● What the exercise asks: Extract every line that includes the string "this".

● Extracted data:
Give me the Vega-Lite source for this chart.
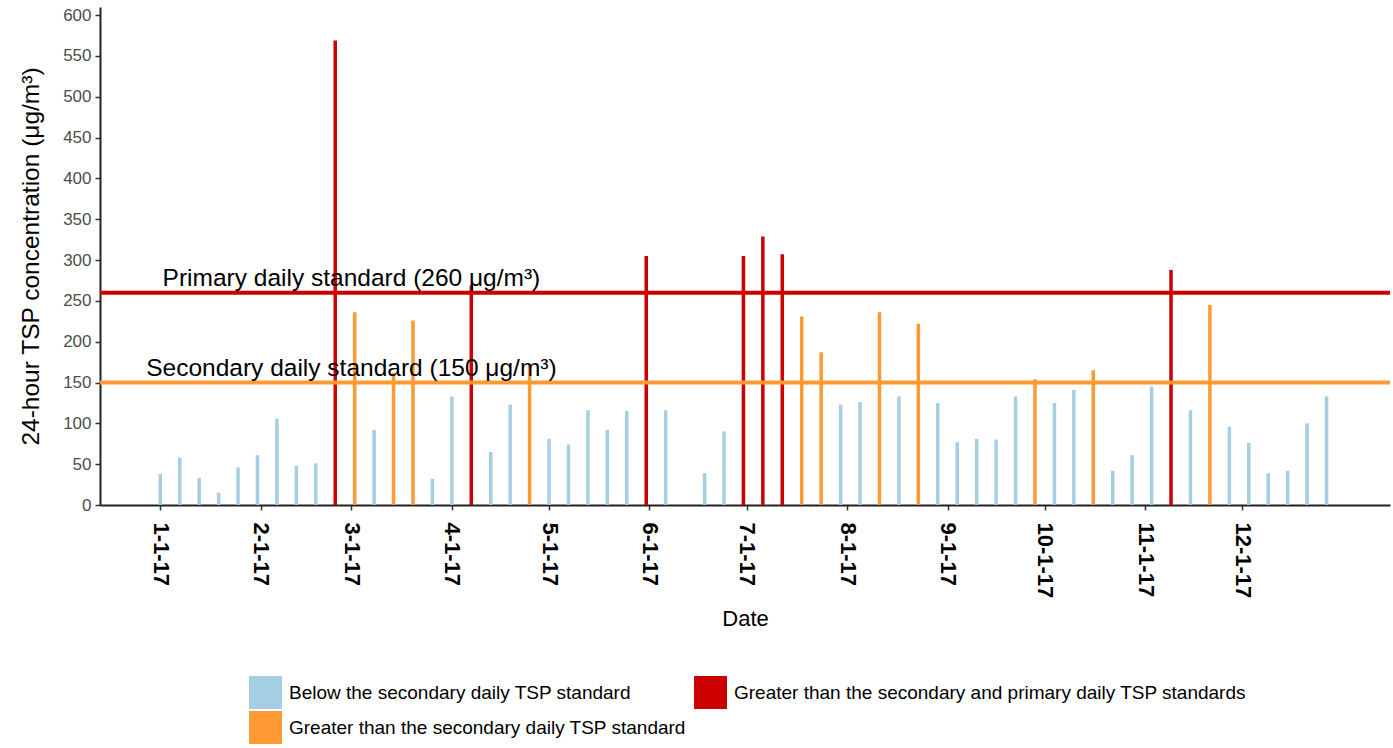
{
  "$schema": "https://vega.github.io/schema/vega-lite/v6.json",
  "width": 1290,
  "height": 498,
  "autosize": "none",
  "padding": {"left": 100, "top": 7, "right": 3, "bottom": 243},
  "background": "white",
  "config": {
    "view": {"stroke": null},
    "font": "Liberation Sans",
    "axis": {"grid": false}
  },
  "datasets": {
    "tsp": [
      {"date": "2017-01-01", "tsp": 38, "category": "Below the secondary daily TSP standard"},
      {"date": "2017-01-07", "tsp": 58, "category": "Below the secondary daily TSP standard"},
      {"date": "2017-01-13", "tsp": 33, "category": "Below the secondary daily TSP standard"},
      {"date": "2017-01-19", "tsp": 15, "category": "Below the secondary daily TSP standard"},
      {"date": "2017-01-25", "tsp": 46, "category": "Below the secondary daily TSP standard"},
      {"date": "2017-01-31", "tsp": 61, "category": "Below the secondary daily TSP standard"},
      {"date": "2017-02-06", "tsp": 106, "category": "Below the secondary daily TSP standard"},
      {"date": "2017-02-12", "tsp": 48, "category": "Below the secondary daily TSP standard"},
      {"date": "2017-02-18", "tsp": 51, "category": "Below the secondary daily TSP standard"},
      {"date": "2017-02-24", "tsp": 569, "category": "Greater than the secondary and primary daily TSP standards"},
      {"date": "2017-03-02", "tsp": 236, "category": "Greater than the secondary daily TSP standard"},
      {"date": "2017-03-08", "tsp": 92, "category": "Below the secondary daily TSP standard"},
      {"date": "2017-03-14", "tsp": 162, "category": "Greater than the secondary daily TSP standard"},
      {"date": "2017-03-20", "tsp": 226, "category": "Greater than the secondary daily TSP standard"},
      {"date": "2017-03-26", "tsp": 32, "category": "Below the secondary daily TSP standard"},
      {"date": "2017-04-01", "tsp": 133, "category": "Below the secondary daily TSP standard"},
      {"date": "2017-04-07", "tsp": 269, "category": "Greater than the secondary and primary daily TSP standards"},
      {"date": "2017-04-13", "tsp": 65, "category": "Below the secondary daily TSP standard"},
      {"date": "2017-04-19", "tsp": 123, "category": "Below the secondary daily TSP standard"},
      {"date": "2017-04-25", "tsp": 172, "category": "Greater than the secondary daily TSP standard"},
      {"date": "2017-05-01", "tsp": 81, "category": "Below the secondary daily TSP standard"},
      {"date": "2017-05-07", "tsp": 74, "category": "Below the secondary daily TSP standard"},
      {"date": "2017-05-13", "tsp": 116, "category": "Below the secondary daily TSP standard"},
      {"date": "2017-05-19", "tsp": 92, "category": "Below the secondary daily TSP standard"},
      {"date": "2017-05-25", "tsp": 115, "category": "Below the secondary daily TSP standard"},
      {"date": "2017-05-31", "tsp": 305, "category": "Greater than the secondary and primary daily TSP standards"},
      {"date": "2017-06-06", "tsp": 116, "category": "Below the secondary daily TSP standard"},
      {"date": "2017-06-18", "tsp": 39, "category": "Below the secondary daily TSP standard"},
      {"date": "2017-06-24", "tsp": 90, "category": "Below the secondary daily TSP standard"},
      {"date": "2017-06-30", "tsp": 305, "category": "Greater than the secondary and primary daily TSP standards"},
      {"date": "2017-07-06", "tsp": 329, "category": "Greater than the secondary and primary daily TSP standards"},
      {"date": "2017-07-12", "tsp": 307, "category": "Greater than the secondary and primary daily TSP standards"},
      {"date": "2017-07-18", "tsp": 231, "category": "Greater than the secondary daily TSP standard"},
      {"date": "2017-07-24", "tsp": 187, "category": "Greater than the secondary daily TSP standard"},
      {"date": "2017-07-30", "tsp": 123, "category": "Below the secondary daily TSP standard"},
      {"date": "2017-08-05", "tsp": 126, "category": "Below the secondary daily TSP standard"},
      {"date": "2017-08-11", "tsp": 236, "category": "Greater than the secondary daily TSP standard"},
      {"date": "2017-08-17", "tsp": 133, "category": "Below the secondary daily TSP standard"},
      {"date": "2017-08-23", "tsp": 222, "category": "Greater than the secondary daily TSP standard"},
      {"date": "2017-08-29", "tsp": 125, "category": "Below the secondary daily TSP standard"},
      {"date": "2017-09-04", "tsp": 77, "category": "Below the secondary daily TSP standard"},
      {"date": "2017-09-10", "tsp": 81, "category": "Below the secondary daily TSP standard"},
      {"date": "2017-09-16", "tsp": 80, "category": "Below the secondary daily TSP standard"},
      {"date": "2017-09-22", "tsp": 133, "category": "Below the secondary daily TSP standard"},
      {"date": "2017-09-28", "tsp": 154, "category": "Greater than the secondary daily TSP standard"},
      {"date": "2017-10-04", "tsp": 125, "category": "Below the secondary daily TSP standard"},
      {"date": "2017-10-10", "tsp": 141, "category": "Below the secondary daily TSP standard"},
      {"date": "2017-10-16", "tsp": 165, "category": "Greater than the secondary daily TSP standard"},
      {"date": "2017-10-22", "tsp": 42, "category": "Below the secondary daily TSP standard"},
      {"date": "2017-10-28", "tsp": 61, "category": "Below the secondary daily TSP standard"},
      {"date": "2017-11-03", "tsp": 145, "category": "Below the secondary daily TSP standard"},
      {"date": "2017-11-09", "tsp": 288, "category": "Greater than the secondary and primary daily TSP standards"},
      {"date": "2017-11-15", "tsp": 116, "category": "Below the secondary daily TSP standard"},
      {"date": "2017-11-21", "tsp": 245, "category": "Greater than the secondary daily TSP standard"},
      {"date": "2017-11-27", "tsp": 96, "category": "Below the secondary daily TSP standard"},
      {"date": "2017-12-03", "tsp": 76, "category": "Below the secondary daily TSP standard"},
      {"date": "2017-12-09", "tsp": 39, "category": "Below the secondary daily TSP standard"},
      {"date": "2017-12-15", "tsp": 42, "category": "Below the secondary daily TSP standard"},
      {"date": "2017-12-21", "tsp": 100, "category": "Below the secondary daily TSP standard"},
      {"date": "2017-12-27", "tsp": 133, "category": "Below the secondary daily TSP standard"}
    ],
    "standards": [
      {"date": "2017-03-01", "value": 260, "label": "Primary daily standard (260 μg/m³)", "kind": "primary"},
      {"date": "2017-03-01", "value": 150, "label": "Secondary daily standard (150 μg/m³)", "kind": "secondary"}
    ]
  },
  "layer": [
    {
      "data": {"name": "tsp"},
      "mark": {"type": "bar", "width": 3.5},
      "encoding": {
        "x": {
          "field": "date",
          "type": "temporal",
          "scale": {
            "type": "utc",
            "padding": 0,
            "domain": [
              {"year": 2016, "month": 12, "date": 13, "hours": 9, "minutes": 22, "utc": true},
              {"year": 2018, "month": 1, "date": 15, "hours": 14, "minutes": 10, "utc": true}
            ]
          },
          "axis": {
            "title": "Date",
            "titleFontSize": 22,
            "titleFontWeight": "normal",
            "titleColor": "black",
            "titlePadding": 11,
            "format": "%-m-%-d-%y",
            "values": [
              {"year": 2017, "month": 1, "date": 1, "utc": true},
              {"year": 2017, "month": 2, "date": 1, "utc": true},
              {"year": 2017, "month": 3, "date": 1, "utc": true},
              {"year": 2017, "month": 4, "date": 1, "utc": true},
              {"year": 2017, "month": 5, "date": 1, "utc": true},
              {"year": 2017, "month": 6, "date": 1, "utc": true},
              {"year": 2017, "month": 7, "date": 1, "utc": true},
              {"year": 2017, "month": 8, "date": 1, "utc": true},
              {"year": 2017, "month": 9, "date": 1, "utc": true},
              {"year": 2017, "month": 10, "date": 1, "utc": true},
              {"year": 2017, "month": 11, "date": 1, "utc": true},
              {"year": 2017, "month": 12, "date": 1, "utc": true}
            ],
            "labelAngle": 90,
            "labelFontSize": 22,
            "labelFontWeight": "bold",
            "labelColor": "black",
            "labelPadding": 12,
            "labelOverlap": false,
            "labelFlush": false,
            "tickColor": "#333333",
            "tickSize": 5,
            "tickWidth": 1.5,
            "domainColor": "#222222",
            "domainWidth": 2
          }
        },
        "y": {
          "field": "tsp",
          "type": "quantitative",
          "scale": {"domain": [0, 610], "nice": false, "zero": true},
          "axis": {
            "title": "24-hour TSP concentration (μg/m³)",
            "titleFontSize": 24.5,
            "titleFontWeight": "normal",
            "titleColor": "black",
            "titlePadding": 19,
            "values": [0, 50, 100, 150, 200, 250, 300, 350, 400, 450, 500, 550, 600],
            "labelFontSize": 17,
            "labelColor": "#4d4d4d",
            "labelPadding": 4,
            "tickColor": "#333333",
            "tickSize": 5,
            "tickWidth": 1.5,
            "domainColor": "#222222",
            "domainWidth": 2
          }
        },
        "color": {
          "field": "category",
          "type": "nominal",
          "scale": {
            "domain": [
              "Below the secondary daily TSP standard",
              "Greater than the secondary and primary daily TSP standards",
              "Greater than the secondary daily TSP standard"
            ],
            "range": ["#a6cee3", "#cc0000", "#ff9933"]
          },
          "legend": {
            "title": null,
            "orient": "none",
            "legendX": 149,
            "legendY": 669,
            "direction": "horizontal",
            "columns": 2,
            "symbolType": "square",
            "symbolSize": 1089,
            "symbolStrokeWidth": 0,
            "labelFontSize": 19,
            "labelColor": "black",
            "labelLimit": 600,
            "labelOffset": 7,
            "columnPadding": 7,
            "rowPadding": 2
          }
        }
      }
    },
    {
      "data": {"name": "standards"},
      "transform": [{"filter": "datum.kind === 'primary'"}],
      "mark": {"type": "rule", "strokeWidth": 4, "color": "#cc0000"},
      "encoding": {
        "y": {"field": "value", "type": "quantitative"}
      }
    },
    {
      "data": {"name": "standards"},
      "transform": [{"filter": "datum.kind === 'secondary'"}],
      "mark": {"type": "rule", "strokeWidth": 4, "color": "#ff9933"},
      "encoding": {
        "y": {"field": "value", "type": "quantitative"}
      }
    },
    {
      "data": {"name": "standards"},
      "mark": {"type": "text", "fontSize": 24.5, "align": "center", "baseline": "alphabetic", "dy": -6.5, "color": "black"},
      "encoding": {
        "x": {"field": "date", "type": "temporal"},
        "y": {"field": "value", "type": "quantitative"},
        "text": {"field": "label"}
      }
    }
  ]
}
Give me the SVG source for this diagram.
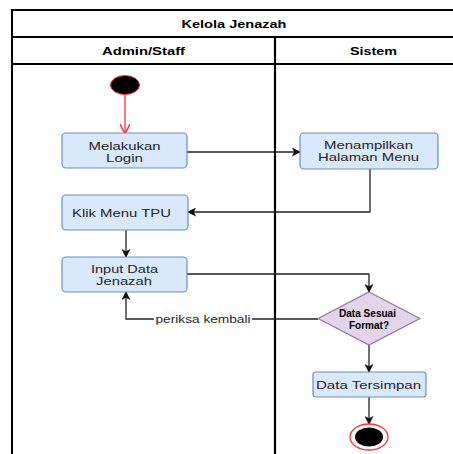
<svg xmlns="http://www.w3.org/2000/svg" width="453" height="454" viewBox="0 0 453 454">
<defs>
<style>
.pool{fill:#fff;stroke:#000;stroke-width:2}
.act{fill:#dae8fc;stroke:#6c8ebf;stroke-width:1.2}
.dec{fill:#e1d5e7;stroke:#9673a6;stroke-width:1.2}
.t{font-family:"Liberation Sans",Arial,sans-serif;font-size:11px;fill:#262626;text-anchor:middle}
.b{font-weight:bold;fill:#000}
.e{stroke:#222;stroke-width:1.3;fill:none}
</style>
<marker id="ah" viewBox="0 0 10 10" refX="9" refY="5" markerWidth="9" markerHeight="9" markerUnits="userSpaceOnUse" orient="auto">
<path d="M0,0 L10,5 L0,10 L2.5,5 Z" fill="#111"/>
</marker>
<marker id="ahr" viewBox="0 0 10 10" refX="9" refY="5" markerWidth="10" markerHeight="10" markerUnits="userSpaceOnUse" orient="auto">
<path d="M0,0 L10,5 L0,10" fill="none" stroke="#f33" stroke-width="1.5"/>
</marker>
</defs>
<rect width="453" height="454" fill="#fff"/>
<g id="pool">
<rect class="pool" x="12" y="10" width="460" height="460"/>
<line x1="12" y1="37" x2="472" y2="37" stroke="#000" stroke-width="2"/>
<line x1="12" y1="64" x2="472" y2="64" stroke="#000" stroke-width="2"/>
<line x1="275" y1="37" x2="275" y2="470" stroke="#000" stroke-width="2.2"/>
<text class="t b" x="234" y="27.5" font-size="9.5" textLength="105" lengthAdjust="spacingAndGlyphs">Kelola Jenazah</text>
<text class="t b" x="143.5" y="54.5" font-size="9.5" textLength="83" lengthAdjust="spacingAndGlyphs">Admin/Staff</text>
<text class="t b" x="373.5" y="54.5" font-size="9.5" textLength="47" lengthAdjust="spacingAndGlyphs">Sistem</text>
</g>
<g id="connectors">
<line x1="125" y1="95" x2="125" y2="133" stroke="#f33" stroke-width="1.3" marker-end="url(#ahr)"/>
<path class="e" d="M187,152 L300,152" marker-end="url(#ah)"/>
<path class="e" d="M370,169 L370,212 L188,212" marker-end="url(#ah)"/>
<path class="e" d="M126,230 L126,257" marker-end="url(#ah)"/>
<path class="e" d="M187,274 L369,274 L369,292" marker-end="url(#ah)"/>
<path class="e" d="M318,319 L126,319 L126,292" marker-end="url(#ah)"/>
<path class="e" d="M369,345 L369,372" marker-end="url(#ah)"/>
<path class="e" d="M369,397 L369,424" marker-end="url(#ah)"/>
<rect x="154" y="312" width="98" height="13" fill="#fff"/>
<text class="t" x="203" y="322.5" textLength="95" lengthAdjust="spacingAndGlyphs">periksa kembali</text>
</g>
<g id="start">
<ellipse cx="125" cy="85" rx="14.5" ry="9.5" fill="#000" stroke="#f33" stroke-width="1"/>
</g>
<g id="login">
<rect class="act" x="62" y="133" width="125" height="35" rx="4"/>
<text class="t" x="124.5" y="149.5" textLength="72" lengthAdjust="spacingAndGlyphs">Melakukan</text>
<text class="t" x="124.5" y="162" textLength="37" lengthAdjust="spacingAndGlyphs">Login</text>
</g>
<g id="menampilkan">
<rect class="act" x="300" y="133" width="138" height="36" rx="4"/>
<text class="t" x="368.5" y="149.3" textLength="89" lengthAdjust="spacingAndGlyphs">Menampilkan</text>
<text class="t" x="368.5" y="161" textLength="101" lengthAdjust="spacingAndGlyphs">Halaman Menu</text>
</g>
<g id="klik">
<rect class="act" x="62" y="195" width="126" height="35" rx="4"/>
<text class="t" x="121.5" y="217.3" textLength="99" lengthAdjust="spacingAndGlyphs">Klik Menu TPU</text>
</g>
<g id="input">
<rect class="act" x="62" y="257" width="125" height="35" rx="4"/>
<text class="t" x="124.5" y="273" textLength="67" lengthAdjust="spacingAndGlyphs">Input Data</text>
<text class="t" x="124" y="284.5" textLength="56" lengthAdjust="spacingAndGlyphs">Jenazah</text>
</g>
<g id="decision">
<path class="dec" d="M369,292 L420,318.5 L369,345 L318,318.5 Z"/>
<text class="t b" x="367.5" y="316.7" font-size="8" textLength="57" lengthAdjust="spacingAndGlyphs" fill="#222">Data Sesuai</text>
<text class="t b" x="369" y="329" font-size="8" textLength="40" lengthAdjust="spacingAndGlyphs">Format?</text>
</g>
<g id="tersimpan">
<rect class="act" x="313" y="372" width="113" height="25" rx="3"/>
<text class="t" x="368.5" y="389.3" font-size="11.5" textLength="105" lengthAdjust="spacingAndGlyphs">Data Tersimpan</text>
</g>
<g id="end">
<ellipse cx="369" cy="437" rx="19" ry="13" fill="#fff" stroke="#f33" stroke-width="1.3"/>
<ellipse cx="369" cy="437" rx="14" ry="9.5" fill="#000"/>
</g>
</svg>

● Reply to the task:
Give me the Vega-Lite source for this chart.
Give me the SVG source for this diagram.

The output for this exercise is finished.